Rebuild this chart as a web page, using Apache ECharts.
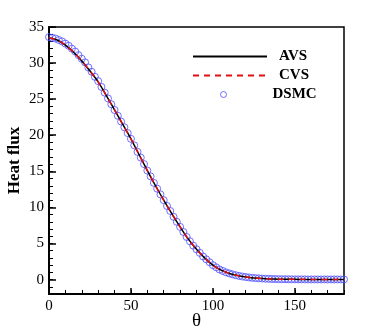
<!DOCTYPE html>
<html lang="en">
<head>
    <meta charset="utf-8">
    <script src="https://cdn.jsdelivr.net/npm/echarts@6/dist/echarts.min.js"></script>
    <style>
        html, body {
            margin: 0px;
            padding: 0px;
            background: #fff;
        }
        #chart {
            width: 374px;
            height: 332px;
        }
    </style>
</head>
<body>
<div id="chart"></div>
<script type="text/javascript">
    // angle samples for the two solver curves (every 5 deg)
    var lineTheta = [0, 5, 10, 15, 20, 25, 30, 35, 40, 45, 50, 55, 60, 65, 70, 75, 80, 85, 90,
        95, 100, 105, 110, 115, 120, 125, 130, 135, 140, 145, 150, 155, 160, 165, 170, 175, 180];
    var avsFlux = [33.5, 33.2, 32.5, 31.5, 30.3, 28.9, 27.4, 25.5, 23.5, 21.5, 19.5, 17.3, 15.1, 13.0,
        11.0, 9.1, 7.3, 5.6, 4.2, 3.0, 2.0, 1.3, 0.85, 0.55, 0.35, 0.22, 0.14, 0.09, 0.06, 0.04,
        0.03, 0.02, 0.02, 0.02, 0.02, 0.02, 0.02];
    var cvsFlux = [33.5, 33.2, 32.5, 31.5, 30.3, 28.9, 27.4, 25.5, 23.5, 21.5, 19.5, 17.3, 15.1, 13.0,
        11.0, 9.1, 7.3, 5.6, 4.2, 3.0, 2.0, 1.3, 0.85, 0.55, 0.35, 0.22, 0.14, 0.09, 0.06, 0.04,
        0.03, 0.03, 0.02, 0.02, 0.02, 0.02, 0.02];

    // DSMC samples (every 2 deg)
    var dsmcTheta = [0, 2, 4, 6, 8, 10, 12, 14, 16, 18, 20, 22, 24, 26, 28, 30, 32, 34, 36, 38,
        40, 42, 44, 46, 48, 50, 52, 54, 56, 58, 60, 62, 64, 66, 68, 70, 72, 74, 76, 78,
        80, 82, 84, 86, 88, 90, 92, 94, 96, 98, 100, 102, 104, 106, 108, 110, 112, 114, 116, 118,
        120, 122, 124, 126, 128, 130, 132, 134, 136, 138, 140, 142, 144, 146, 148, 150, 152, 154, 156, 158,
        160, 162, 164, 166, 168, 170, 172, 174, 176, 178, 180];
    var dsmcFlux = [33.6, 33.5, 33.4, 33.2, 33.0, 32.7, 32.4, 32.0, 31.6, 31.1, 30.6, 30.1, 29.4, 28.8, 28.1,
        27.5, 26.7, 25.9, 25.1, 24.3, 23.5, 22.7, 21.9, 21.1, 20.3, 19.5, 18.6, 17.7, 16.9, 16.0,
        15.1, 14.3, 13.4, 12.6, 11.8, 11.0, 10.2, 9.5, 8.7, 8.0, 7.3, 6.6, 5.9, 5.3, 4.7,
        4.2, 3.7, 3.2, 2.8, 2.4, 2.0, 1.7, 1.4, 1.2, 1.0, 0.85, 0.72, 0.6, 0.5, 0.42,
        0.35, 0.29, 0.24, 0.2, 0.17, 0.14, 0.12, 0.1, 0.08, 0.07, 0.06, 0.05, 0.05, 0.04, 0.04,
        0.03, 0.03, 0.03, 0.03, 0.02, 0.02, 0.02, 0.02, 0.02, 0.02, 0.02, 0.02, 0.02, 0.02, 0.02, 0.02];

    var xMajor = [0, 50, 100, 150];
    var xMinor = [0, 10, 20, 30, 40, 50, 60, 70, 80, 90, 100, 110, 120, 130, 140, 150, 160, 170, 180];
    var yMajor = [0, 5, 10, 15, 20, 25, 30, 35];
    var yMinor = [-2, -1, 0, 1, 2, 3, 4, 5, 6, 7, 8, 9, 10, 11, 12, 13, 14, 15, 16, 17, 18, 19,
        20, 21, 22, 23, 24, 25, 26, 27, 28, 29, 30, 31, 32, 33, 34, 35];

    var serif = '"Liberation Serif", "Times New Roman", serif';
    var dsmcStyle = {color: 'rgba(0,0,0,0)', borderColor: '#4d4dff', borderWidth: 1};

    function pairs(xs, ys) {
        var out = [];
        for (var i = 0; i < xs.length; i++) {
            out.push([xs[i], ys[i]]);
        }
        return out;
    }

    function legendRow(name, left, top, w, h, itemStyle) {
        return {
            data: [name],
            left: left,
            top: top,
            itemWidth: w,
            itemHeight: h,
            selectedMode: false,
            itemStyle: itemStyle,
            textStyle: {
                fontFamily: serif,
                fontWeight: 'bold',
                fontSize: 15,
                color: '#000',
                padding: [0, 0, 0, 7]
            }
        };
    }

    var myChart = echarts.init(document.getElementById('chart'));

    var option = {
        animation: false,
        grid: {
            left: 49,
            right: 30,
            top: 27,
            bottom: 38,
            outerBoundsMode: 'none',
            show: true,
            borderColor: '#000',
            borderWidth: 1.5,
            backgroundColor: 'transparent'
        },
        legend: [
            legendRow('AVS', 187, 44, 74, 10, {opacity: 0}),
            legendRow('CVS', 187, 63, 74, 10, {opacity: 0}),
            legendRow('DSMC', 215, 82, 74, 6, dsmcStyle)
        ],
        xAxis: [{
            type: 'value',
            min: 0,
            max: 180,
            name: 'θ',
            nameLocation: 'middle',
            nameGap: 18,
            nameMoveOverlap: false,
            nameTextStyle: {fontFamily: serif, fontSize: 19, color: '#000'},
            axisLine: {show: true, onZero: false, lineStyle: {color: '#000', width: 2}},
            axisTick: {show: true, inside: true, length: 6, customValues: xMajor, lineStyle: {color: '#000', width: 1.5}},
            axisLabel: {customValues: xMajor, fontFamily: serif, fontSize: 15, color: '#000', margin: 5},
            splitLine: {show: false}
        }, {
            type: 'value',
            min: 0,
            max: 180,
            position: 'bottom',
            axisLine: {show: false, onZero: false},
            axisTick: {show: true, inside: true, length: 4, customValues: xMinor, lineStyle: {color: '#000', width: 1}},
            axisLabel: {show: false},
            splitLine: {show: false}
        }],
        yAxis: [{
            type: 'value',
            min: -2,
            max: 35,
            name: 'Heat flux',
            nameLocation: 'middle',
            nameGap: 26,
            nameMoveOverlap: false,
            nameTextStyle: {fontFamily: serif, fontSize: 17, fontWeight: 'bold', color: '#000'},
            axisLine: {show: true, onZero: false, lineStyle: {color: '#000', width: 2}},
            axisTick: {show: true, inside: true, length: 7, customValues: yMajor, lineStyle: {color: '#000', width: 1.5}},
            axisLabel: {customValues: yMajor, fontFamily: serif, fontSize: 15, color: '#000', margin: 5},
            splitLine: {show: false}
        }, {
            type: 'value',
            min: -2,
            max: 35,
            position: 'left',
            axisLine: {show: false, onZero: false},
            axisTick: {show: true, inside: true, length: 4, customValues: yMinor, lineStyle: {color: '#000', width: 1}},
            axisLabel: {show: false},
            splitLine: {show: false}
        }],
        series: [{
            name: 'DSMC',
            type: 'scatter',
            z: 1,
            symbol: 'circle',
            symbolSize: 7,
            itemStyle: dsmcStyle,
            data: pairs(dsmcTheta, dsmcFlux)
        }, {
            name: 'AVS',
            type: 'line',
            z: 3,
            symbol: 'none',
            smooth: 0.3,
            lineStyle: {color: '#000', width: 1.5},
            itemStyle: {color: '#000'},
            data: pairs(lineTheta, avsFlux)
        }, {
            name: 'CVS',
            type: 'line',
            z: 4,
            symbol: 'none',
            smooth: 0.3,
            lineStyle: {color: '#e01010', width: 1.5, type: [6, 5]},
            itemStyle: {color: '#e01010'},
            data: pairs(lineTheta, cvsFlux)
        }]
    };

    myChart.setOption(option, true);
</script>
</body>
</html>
------
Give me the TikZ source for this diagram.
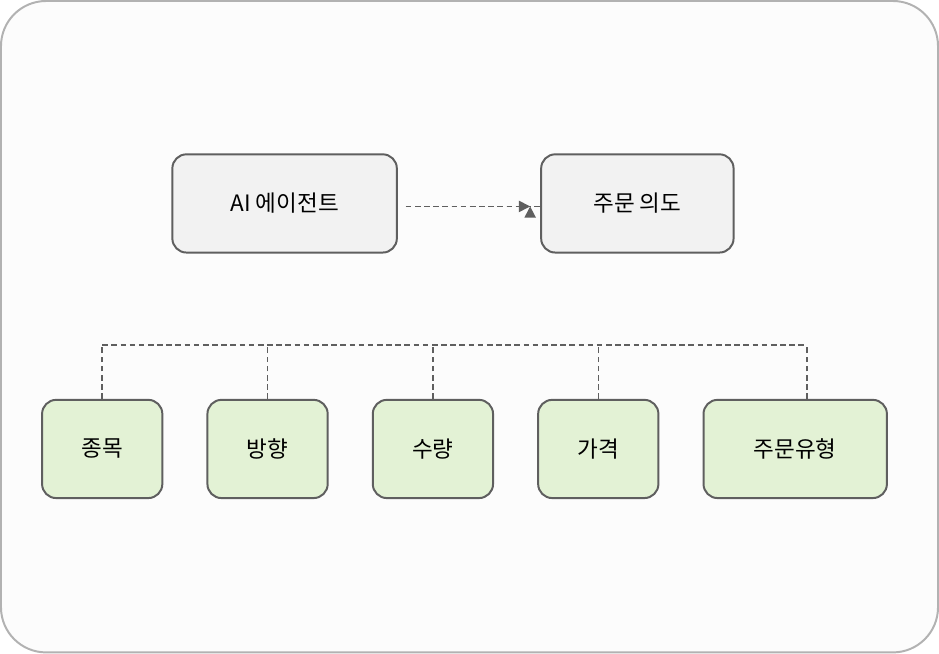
------
> **Exercise goal**: Above are some records. Reproduce the lines from the one with "Rebuild this chart" down to the one with "0.03, 0.03, 0.02, 0.02, 0.02, 0.02, 0.02];", keeping both, and leave every picture out.

> **Response to the exercise**:
Rebuild this chart as a web page, using Apache ECharts.
<!DOCTYPE html>
<html lang="en">
<head>
    <meta charset="utf-8">
    <script src="https://cdn.jsdelivr.net/npm/echarts@6/dist/echarts.min.js"></script>
    <style>
        html, body {
            margin: 0px;
            padding: 0px;
            background: #fff;
        }
        #chart {
            width: 374px;
            height: 332px;
        }
    </style>
</head>
<body>
<div id="chart"></div>
<script type="text/javascript">
    // angle samples for the two solver curves (every 5 deg)
    var lineTheta = [0, 5, 10, 15, 20, 25, 30, 35, 40, 45, 50, 55, 60, 65, 70, 75, 80, 85, 90,
        95, 100, 105, 110, 115, 120, 125, 130, 135, 140, 145, 150, 155, 160, 165, 170, 175, 180];
    var avsFlux = [33.5, 33.2, 32.5, 31.5, 30.3, 28.9, 27.4, 25.5, 23.5, 21.5, 19.5, 17.3, 15.1, 13.0,
        11.0, 9.1, 7.3, 5.6, 4.2, 3.0, 2.0, 1.3, 0.85, 0.55, 0.35, 0.22, 0.14, 0.09, 0.06, 0.04,
        0.03, 0.02, 0.02, 0.02, 0.02, 0.02, 0.02];
    var cvsFlux = [33.5, 33.2, 32.5, 31.5, 30.3, 28.9, 27.4, 25.5, 23.5, 21.5, 19.5, 17.3, 15.1, 13.0,
        11.0, 9.1, 7.3, 5.6, 4.2, 3.0, 2.0, 1.3, 0.85, 0.55, 0.35, 0.22, 0.14, 0.09, 0.06, 0.04,
        0.03, 0.03, 0.02, 0.02, 0.02, 0.02, 0.02];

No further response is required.